Low Vitamin D Concerns Lead to Overtesting and Overtreatment

Marcia Frellick

March 04, 2017

ORLANDO — If there's any question you're not getting enough vitamin D from incidental sun exposure and diet, take a supplement, said Barbara A. Gilchrest, MD, here at the American Academy of Dermatology Annual Meeting.

"This preoccupation with vitamin D status has led to an enormous amount of testing, which is expensive and not as reliable or consistent as we might like," said Dr Gilchrest, a dermatologist with Massachusetts General Hospital in Boston.

"If everybody just took one supplement a day, [the tests] would be unnecessary," she explained.

But for most patients, she added, sun and diet should be enough.

Dr Gilchrest also said there is much confusion surrounding the measurement of vitamin D. Some clinicians incorrectly interpret 20 ng/mL — recommended by the Institute of Medicine — as a 25-hydroxy vitamin D test cutoff under which people aren't getting enough of the vitamin.

"What that means is that if you have a level of 20 ng/mL, you have a 97.5% chance that you're getting all the vitamin D you need," she explained. But "for many people, 16 or 12 ng/mL is adequate. Half the population is believed to have totally adequate vitamin D at a level of 16 ng/mL."

 
Half the population is believed to have totally adequate vitamin D at a level of 16 ng/mL.
 

Susan Roper, MD, a dermatologist with Countryside Dermatology and Laser Center in Clearwater, Florida, said that her patients — most of them elderly — have suffered when tests have misleadingly shown their Vitamin D levels are low.
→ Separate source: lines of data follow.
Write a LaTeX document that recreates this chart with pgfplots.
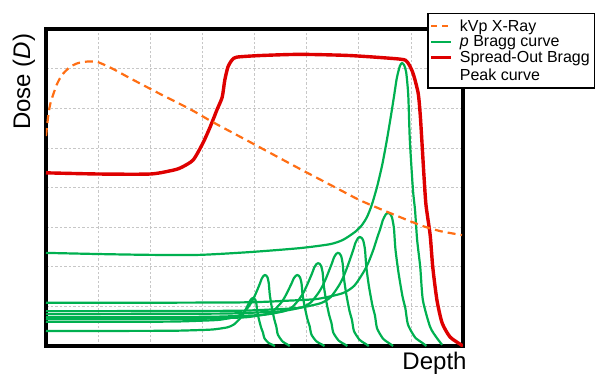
\documentclass[border=0pt]{standalone}
\usepackage{pgfplots}
\pgfplotsset{compat=1.18}
\usepackage{fontspec}
\setmainfont{Liberation Sans}
\definecolor{bgreen}{RGB}{0,176,80}
\definecolor{sred}{RGB}{222,0,0}
\definecolor{xorange}{RGB}{255,110,20}
\begin{document}
\begin{tikzpicture}
\path[use as bounding box] (-46bp,-28bp) rectangle (551bp,346bp);
\begin{axis}[
  at={(0,0)}, anchor=south west,
  scale only axis, width=417bp, height=317bp,
  xmin=0, xmax=8, ymin=0, ymax=8,
  xtick={1,...,7}, ytick={1,...,7},
  xticklabels={,,,,,,,}, yticklabels={,,,,,,,},
  major tick length=0pt,
  grid=major,
  grid style={dash pattern=on 2.5bp off 2bp, color=black!22, line width=0.7bp},
  axis line style={line width=3.5bp},
  xlabel={Depth}, ylabel={Dose (\textit{D})},
  label style={font=\fontsize{24bp}{28bp}\selectfont, inner sep=0pt},
  xlabel style={at={(axis description cs:0.9317,0)}, anchor=north, yshift=-6bp},
  ylabel style={at={(axis description cs:-0.0528,0.833)}, anchor=center, rotate=0},
  legend style={at={(axis description cs:0.9137,1.0505)}, anchor=north west,
    draw=black, line width=1.5bp, fill=white,
    font=\fontsize{16bp}{17.8bp}\selectfont,
    inner xsep=2bp, inner ysep=4.5bp,
    nodes={inner xsep=2.5bp, inner ysep=1.5bp},
    cells={anchor=base west, align=left}},
  legend image code/.code={\path (0bp,0bp) (25bp,0bp); \draw[#1] (0bp,5bp) -- (20bp,5bp);},
  every axis plot/.append style={smooth, tension=0.4},
]
\addlegendimage{xorange, line width=2.2bp, dash pattern=on 6bp off 5bp}
\addlegendimage{bgreen, line width=2.3bp}
\addlegendimage{legend image code/.code={\path (0bp,0bp) (25bp,0bp); \draw[sred, line width=3bp] (0bp,22.8bp) -- (20bp,22.8bp);}}

% small Bragg curves
\addplot[bgreen, line width=2.2bp, forget plot] coordinates {
(0,0.38)(1,0.38)(2.375,0.384)(2.892,0.400)(3.20,0.417)(3.475,0.469)(3.60,0.539)(3.706,0.669)(3.761,0.762)(3.81,0.872)(3.854,0.982)(3.8875,1.068)(3.915,1.144)(3.948,1.197)(3.97,1.21)
(3.992,1.202)(4.014,1.170)(4.036,1.071)(4.0525,0.880)(4.0855,0.669)(4.1295,0.454)(4.1625,0.338)(4.19,0.195)(4.267,0.080)(4.3385,0.034)(4.3935,0)};
\addplot[bgreen, line width=2.2bp, forget plot] coordinates {
(0,0.61)(1,0.61)(2.402,0.616)(2.985,0.639)(3.332,0.662)(3.642,0.737)(3.785,0.836)(3.902,1.021)(3.964,1.154)(4.020,1.310)(4.070,1.466)(4.107,1.587)(4.138,1.697)(4.175,1.772)(4.20,1.79)
(4.225,1.778)(4.250,1.731)(4.274,1.584)(4.293,1.301)(4.330,0.989)(4.380,0.671)(4.417,0.500)(4.448,0.289)(4.535,0.118)(4.615,0.050)(4.677,0)};
\addplot[bgreen, line width=2.2bp, forget plot] coordinates {
(0,0.68)(1,0.68)(2.848,0.685)(3.487,0.707)(3.868,0.729)(4.208,0.800)(4.364,0.892)(4.494,1.066)(4.562,1.191)(4.623,1.338)(4.677,1.485)(4.718,1.599)(4.752,1.703)(4.793,1.773)(4.82,1.79)
(4.847,1.778)(4.874,1.731)(4.902,1.584)(4.922,1.301)(4.963,0.989)(5.017,0.671)(5.058,0.500)(5.092,0.289)(5.187,0.118)(5.276,0.050)(5.344,0)};
\addplot[bgreen, line width=2.2bp, forget plot] coordinates {
(0,0.73)(1,0.73)(3.103,0.737)(3.789,0.763)(4.198,0.790)(4.563,0.877)(4.731,0.990)(4.870,1.203)(4.943,1.356)(5.008,1.537)(5.067,1.716)(5.111,1.856)(5.147,1.983)(5.191,2.070)(5.22,2.09)
(5.249,2.076)(5.278,2.021)(5.308,1.849)(5.330,1.519)(5.373,1.155)(5.432,0.784)(5.476,0.584)(5.512,0.337)(5.614,0.1375)(5.709,0.058)(5.782,0)};
\addplot[bgreen, line width=2.2bp, forget plot] coordinates {
(0,0.81)(1,0.81)(3.367,0.818)(4.091,0.848)(4.522,0.878)(4.907,0.976)(5.084,1.104)(5.230,1.346)(5.307,1.520)(5.377,1.724)(5.438,1.927)(5.485,2.086)(5.523,2.229)(5.569,2.328)(5.60,2.35)
(5.631,2.335)(5.662,2.273)(5.692,2.079)(5.716,1.708)(5.762,1.299)(5.823,0.881)(5.870,0.657)(5.908,0.379)(6.016,0.155)(6.116,0.066)(6.193,0)};
\addplot[bgreen, line width=2.2bp, forget plot] coordinates {
(0,0.88)(1,0.88)(3.613,0.889)(4.393,0.926)(4.858,0.963)(5.273,1.082)(5.464,1.237)(5.622,1.531)(5.705,1.742)(5.779,1.990)(5.846,2.237)(5.896,2.430)(5.937,2.604)(5.987,2.723)(6.02,2.75)
(6.053,2.732)(6.086,2.660)(6.120,2.433)(6.145,1.999)(6.194,1.520)(6.261,1.031)(6.311,0.769)(6.352,0.443)(6.468,0.181)(6.576,0.077)(6.659,0)};
\addplot[bgreen, line width=2.2bp, forget plot] coordinates {
(0,1.09)(1,1.09)(3.776,1.101)(4.678,1.146)(5.216,1.190)(5.696,1.335)(5.917,1.524)(6.099,1.880)(6.195,2.136)(6.282,2.436)(6.358,2.747)(6.416,2.970)(6.464,3.182)(6.522,3.327)(6.56,3.36)
(6.598,3.337)(6.637,3.249)(6.675,2.973)(6.704,2.442)(6.762,1.857)(6.838,1.260)(6.896,0.939)(6.944,0.541)(7.078,0.221)(7.203,0.094)(7.299,0)};
% main Bragg curve
\addplot[bgreen, line width=2.2bp, forget plot] coordinates {
(0,2.35)(1.04,2.32)(2.0,2.30)(2.95,2.30)(3.91,2.37)(4.87,2.47)(5.45,2.57)(5.70,2.68)(5.93,2.88)(6.06,3.05)(6.16,3.26)(6.25,3.56)(6.35,4.01)(6.45,4.57)(6.54,5.20)(6.62,5.83)(6.68,6.33)(6.73,6.76)(6.79,7.07)(6.83,7.14)
(6.87,7.09)(6.91,6.91)(6.95,6.33)(6.98,5.20)(7.04,3.94)(7.08,3.43)(7.12,2.68)(7.18,1.99)(7.23,1.16)(7.37,0.48)(7.50,0.20)(7.60,0.03)};
% SOBP
\addplot[sred, line width=3.4bp, forget plot] coordinates {
(0,4.37)(1.036,4.34)(1.995,4.34)(2.379,4.42)(2.571,4.49)(2.82,4.69)(3.01,5.12)(3.15,5.53)(3.28,5.96)(3.38,6.28)(3.43,6.71)(3.49,7.04)(3.57,7.22)(3.66,7.29)(4.11,7.33)(4.87,7.36)(5.83,7.33)(6.79,7.24)(6.93,7.17)(7.04,6.89)(7.14,6.38)(7.18,5.83)(7.21,5.20)(7.25,4.32)(7.29,3.56)(7.37,2.80)(7.42,1.99)(7.50,1.16)(7.60,0.58)(7.75,0.23)(7.94,0.05)(8.0,0)};
% kVp X-ray
\addplot[xorange, line width=2.2bp, dash pattern=on 8bp off 5bp, forget plot] coordinates {
(0,5.30)(0.04,5.78)(0.077,6.08)(0.134,6.33)(0.211,6.61)(0.307,6.84)(0.46,7.04)(0.614,7.14)(0.806,7.18)(0.978,7.17)(1.13,7.09)(1.29,6.99)(1.61,6.76)(2.19,6.36)(2.76,5.98)(3.20,5.65)(3.91,5.15)(4.87,4.47)(5.64,3.94)(6.02,3.68)(6.50,3.41)(7.18,3.05)(7.56,2.90)(7.98,2.80)};
\legend{kVp X-Ray, \textit{p} Bragg curve, {Spread-Out Bragg\\Peak curve}}
\end{axis}
\end{tikzpicture}
\end{document}
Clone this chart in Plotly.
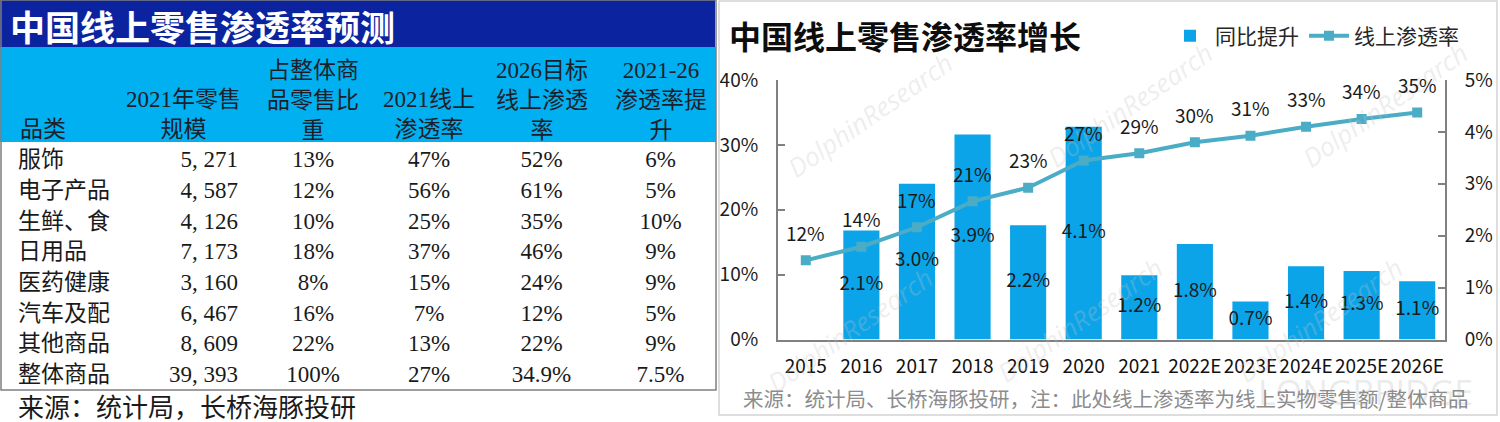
import plotly.graph_objects as go

W, H = 1500, 422

def px(x):
    return x / W

def py(y):
    return 1 - y / H

# ---------------- Left table data ----------------
tbl_title = "中国线上零售渗透率预测"
tbl_headers = ["品类", "2021年零售<br>规模", "占整体商<br>品零售比<br>重",
               "2021线上<br>渗透率", "2026目标<br>线上渗透<br>率", "2021-26<br>渗透率提<br>升"]
tbl_category = ["服饰", "电子产品", "生鲜、食", "日用品", "医药健康", "汽车及配", "其他商品", "整体商品"]
tbl_retail_2021 = ["5, 271", "4, 587", "4, 126", "7, 173", "3, 160", "6, 467", "8, 609", "39, 393"]
tbl_share = ["13%", "12%", "10%", "18%", "8%", "16%", "22%", "100%"]
tbl_online_2021 = ["47%", "56%", "25%", "37%", "15%", "7%", "13%", "27%"]
tbl_target_2026 = ["52%", "61%", "35%", "46%", "24%", "12%", "22%", "34.9%"]
tbl_uplift = ["6%", "5%", "10%", "9%", "9%", "5%", "9%", "7.5%"]
tbl_source = "来源：统计局，长桥海豚投研"

# ---------------- Right chart data ----------------
chart_title = "中国线上零售渗透率增长"
years = ["2015", "2016", "2017", "2018", "2019", "2020", "2021",
         "2022E", "2023E", "2024E", "2025E", "2026E"]
yoy_uplift = [None, 0.021, 0.030, 0.0395, 0.022, 0.041, 0.0124,
              0.0184, 0.0073, 0.0141, 0.0132, 0.0112]
yoy_labels = ["", "2.1%", "3.0%", "3.9%", "2.2%", "4.1%", "1.2%",
              "1.8%", "0.7%", "1.4%", "1.3%", "1.1%"]
online_pen = [0.122, 0.143, 0.173, 0.213, 0.234, 0.276, 0.287,
              0.304, 0.314, 0.328, 0.340, 0.350]
pen_labels = ["12%", "14%", "17%", "21%", "23%", "27%", "29%",
              "30%", "31%", "33%", "34%", "35%"]
chart_source = "来源：统计局、长桥海豚投研，注：此处线上渗透率为线上实物零售额/整体商品"

SANS = "Noto Sans CJK SC"
SERIF = "Liberation Serif, Noto Sans CJK SC"
BAR_C = "#0ba4e8"
LINE_C = "#4bacc6"
AX_C = "#808080"
TBL_TOP, HDR_H, ROW_H = 47, 95, 30.7

fig = go.Figure()

# ---- table ----
col_px = [10, 110, 126, 134, 98, 127, 111]
fig.add_trace(go.Table(
    domain=dict(x=[0, px(716)], y=[py(400), py(TBL_TOP)]),
    columnwidth=col_px,
    header=dict(
        values=[""] * len(col_px),
        fill_color="#00b0f0",
        line=dict(color="#00b0f0", width=0),
        height=HDR_H,
    ),
    cells=dict(
        values=[[""] * len(tbl_category), tbl_category, tbl_retail_2021, tbl_share,
                tbl_online_2021, tbl_target_2026, tbl_uplift],
        fill_color="white",
        line=dict(color="white", width=0),
        align=["left", "left", "right", "center", "center", "center", "center"],
        font=dict(family=SERIF, size=23, color="#1a1a1a"),
        height=ROW_H,
    ),
))

# ---- bars (right axis, main y) ----
fig.add_trace(go.Bar(
    x=years, y=yoy_uplift, name="同比提升",
    marker=dict(color=BAR_C, line=dict(width=0)),
    xaxis="x", yaxis="y", hoverinfo="skip",
))
fig.add_trace(go.Scatter(
    x=years, y=[None if v is None else v / 2 for v in yoy_uplift],
    text=yoy_labels, mode="text", textposition="middle center",
    textfont=dict(family=SANS, size=19, color="#1a1a1a"),
    showlegend=False, xaxis="x", yaxis="y", hoverinfo="skip",
))
# ---- line (left axis, overlaying) ----
fig.add_trace(go.Scatter(
    x=years, y=online_pen, name="线上渗透率", mode="lines+markers",
    line=dict(color=LINE_C, width=4),
    marker=dict(symbol="square", size=10, color=LINE_C),
    xaxis="x", yaxis="y2", hoverinfo="skip",
))

annotations = []
# watermarks (faint)
wm = [(870, 115), (1130, 105), (1385, 105), (850, 330), (1080, 320), (1320, 320)]
for (wx, wy) in wm:
    annotations.append(dict(x=px(wx), y=py(wy), xref="paper", yref="paper",
                            xanchor="center", yanchor="middle",
                            text="<i>DolphinResearch</i>", showarrow=False, textangle=-35,
                            font=dict(family="Open Sans", size=26, color="rgba(195,195,195,0.3)")))
annotations.append(dict(x=px(1365), y=py(392), xref="paper", yref="paper",
                        xanchor="center", yanchor="middle",
                        text="LONGBRIDGE", showarrow=False,
                        font=dict(family="Open Sans", size=34, color="rgba(210,210,210,0.45)")))

# table header texts: bottom-aligned, each line centred in its column
edges = [0]
for w in col_px:
    edges.append(edges[-1] + w)
last_line_y = TBL_TOP + HDR_H - 12
for k, txt in enumerate(tbl_headers):
    col = k + 1
    n_lines = txt.count("<br>") + 1
    yc = last_line_y - (n_lines - 1) * 15
    if col == 1:
        xa, xx = "left", edges[col] + 8
    else:
        xa, xx = "center", (edges[col] + edges[col + 1]) / 2
    annotations.append(dict(x=px(xx), y=py(yc), xref="paper", yref="paper",
                            xanchor=xa, yanchor="middle", align="center",
                            text=txt, showarrow=False,
                            font=dict(family=SERIF, size=23, color="#1e1e2a")))

# line labels (category index positions)
for i, (v, lab) in enumerate(zip(online_pen, pen_labels)):
    annotations.append(dict(x=i, y=v, xref="x", yref="y2", text=lab, showarrow=False,
                            yshift=28, font=dict(family=SANS, size=19, color="#1a1a1a")))

# titles and sources
annotations += [
    dict(x=px(8), y=py(25), xref="paper", yref="paper", xanchor="left", yanchor="middle",
         text=tbl_title, showarrow=False,
         font=dict(family=SANS, size=35, color="white", weight="bold")),
    dict(x=px(16), y=py(408), xref="paper", yref="paper", xanchor="left", yanchor="middle",
         text=tbl_source, showarrow=False,
         font=dict(family=SERIF, size=26, color="#1a1a1a")),
    dict(x=px(727), y=py(35), xref="paper", yref="paper", xanchor="left", yanchor="middle",
         text=chart_title, showarrow=False,
         font=dict(family=SANS, size=32, color="#0d0d0d", weight="bold")),
    dict(x=px(741), y=py(398), xref="paper", yref="paper", xanchor="left", yanchor="middle",
         text=chart_source, showarrow=False,
         font=dict(family=SANS, size=20.5, color="#8c8c8c")),
]

shapes = [
    dict(type="rect", xref="paper", yref="paper", x0=0, x1=px(715), y0=py(TBL_TOP), y1=1,
         fillcolor="#0b239f", line=dict(width=0), layer="below"),
    dict(type="rect", xref="paper", yref="paper", x0=px(1), x1=px(716), y0=py(390), y1=1,
         line=dict(color="#7f7f7f", width=1.5), fillcolor="rgba(0,0,0,0)", layer="above"),
    dict(type="rect", xref="paper", yref="paper", x0=px(719), x1=px(1497), y0=py(415), y1=py(1),
         line=dict(color="#d4d4d4", width=1.5), fillcolor="rgba(0,0,0,0)", layer="above"),
]

axis_common = dict(showgrid=False, zeroline=False, showline=True, linecolor=AX_C, linewidth=2,
                   ticks="inside", ticklen=7, tickwidth=2, tickcolor=AX_C,
                   tickfont=dict(family=SANS, size=19, color="#1a1a1a"), tickformat=".0%")

fig.update_layout(
    width=W, height=H, margin=dict(l=0, r=0, t=0, b=0, autoexpand=False),
    paper_bgcolor="white", plot_bgcolor="rgba(0,0,0,0)",
    bargap=0.35,
    showlegend=True,
    legend=dict(orientation="h", x=px(1165), xanchor="left", y=py(36), yanchor="middle",
                font=dict(family=SANS, size=21, color="#262626"), bgcolor="rgba(0,0,0,0)",
                itemwidth=40, traceorder="normal"),
    xaxis=dict(domain=[px(778), px(1445)], anchor="y", type="category",
               categoryorder="array", categoryarray=years, range=[-0.5, len(years) - 0.5],
               showline=True, linecolor=AX_C, linewidth=2, ticks="", showgrid=False,
               tickfont=dict(family=SANS, size=19, color="#111111"), ticklabelstandoff=9),
    yaxis=dict(domain=[py(339.5), py(80)], anchor="x", side="right", range=[0, 0.05], dtick=0.01,
               ticklabelstandoff=14, **axis_common),
    yaxis2=dict(domain=[py(339.5), py(80)], anchor="x", side="left", overlaying="y",
                range=[0, 0.40], dtick=0.10, ticklabelstandoff=14, **axis_common),
    annotations=annotations,
    shapes=shapes,
)

fig.write_html("out.html")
Elderly patients, with thinning skin, have low vitamin D levels to begin with, she explained, and because of fasting before testing, any effects of supplementation are no longer in their systems. This triggers some physicians to prescribe high doses, she said.

"They're put on toxic levels of vitamin D, sometimes 4000 to 10,000 IU a day," she told Medscape Medical News. "A lot of my patients already have arthritis, and that high level of vitamin D makes it worse."

Intentional UV Exposure

Dr Gilchrest also addressed what she calls a "pseudo controversy" perpetrated by advocates of intentional UV exposure, including indoor tanning companies, as a means to maximize vitamin D levels to prevent diseases, including some cancers, diabetes, and multiple sclerosis (MS).

"This is irrational," she said, "because ample vitamin D can be obtained from the diet, supplements, and incidental sun exposure, including incidental, protected sun exposure. And a supplement of 1000 IU/ day for adults is safe and sufficient."

She gave the example of a fair-skinned teen who wants to maximize vitamin D photosynthesis to avoid diseases associated with vitamin D deficiency, such as colon or breast cancer, later in life.

The scenario assumes the minimal erythemal dose is 15 minutes of sun exposure. Maximum vitamin D production will be achieved in 5 minutes, said Dr Gilchrest.

Assuming a 30 SPF sunscreen is applied at 1 mg/cm2 (the thin coat most people apply), which yields an actual SPF of about 5 before a 30-minute sun exposure, the teen "would have no sunburn and an approximately 80% reduction in photo/DNA damage, and maximum vitamin D synthesis," she explained.

"With no sunscreen she would have a painful sunburn, substantial photodamage, and increased skin cancer risk — and the same vitamin D synthesis."

Association, Not Causation

Henry W. Lim, MD, chair emeritus of the Henry Ford Hospital in Detroit, Michigan, discussed the controversies surrounding the literature linking vitamin D levels to certain diseases.

"The association between vitamin D and bone health is indisputable," he said. "That is a cause-and-effect relationship."

The controversy lies in some other links that are associations but have not been found to be causative, said Dr Lim.

He used the example of MS, citing early data from a US military personnel study (JAMA. 2006;296:2832-2838) which showed the risk of MS significantly decreased with increasing vitamin D levels in the blood.

He also cited data from 321 peer-reviewed studies (J Neurol Neurosurg Psychiatry. 2011;82:1132-1141) which showed that globally, the less sun exposure one gets, the greater the probability of developing MS.

In addition, low blood levels of vitamin D were associated with increased activity and progression of MS in a study from China (J Neuroimmunol. 2016;297:127-131), and vitamin D supplementation decreased the annual relapse rate of patients with MS in a study from Denmark (Mult Scler Relat Disord. 2016;10:169-173).

"So there are a lot of data suggesting there could be an association," Dr Lim told the audience, "but I want to emphasize there is no indication for a cause-and-effect relationship as yet."

Dr Roper and Dr Gilchrest declared no relevant financial relationships. Dr Lim reports grants and research funding to his university from Allergan, Estee Lauder, and Ferndale Laboratories.

American Academy of Dermatology (AAD) Annual Meeting. Presented March 3, 2017.